▶ WORK INSTRUCTIONS: Leave out the pictures and reproduce all of the data exactly.

▶ COLLECTED MATERIAL:
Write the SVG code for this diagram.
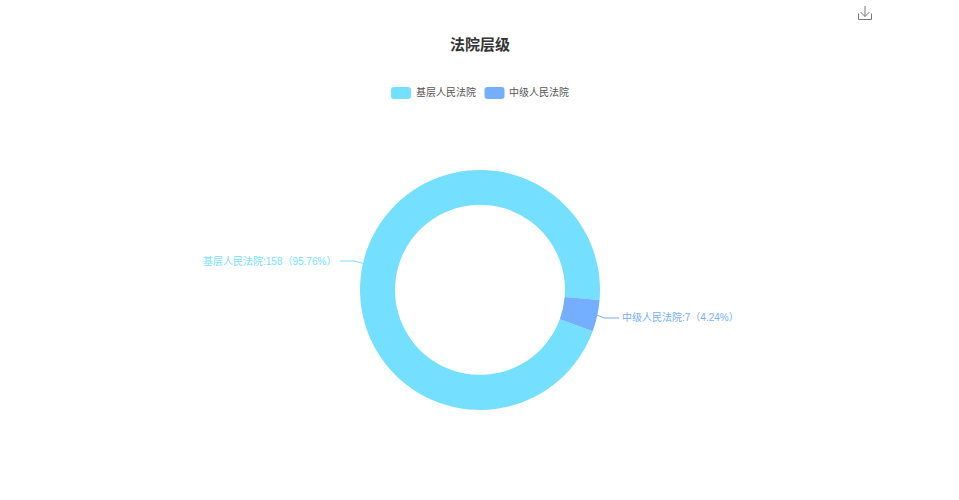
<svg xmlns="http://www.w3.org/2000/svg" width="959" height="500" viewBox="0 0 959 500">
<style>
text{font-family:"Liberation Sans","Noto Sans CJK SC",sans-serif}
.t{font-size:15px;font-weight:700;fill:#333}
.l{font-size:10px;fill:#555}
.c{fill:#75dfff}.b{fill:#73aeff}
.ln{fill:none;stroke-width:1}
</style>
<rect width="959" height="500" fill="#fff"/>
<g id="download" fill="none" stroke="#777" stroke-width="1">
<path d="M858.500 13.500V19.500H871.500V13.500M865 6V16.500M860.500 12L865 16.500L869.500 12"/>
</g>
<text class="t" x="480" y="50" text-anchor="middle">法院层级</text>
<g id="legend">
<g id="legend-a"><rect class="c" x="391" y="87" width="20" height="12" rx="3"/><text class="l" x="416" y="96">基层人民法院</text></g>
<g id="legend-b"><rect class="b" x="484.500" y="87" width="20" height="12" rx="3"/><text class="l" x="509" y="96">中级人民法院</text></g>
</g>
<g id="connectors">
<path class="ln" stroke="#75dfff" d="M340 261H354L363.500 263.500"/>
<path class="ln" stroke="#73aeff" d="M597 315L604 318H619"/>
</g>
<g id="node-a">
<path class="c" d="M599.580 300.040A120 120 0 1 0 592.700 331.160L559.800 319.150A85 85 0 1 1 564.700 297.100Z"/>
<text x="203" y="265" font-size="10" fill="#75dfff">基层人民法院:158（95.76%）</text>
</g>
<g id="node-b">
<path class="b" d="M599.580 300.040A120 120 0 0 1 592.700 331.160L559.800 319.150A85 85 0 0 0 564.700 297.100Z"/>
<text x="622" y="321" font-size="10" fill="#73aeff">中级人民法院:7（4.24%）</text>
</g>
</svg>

▶ THE SOLUTION:
Write the SVG code for this diagram.
<svg xmlns="http://www.w3.org/2000/svg" width="959" height="500" viewBox="0 0 959 500">
<style>
text{font-family:"Liberation Sans","Noto Sans CJK SC",sans-serif}
.t{font-size:15px;font-weight:700;fill:#333}
.l{font-size:10px;fill:#555}
.c{fill:#75dfff}.b{fill:#73aeff}
.ln{fill:none;stroke-width:1}
</style>
<rect width="959" height="500" fill="#fff"/>
<g id="download" fill="none" stroke="#777" stroke-width="1">
<path d="M858.500 13.500V19.500H871.500V13.500M865 6V16.500M860.500 12L865 16.500L869.500 12"/>
</g>
<text class="t" x="480" y="50" text-anchor="middle">法院层级</text>
<g id="legend">
<g id="legend-a"><rect class="c" x="391" y="87" width="20" height="12" rx="3"/><text class="l" x="416" y="96">基层人民法院</text></g>
<g id="legend-b"><rect class="b" x="484.500" y="87" width="20" height="12" rx="3"/><text class="l" x="509" y="96">中级人民法院</text></g>
</g>
<g id="connectors">
<path class="ln" stroke="#75dfff" d="M340 261H354L363.500 263.500"/>
<path class="ln" stroke="#73aeff" d="M597 315L604 318H619"/>
</g>
<g id="node-a">
<path class="c" d="M599.580 300.040A120 120 0 1 0 592.700 331.160L559.800 319.150A85 85 0 1 1 564.700 297.100Z"/>
<text x="203" y="265" font-size="10" fill="#75dfff">基层人民法院:158（95.76%）</text>
</g>
<g id="node-b">
<path class="b" d="M599.580 300.040A120 120 0 0 1 592.700 331.160L559.800 319.150A85 85 0 0 0 564.700 297.100Z"/>
<text x="622" y="321" font-size="10" fill="#73aeff">中级人民法院:7（4.24%）</text>
</g>
</svg>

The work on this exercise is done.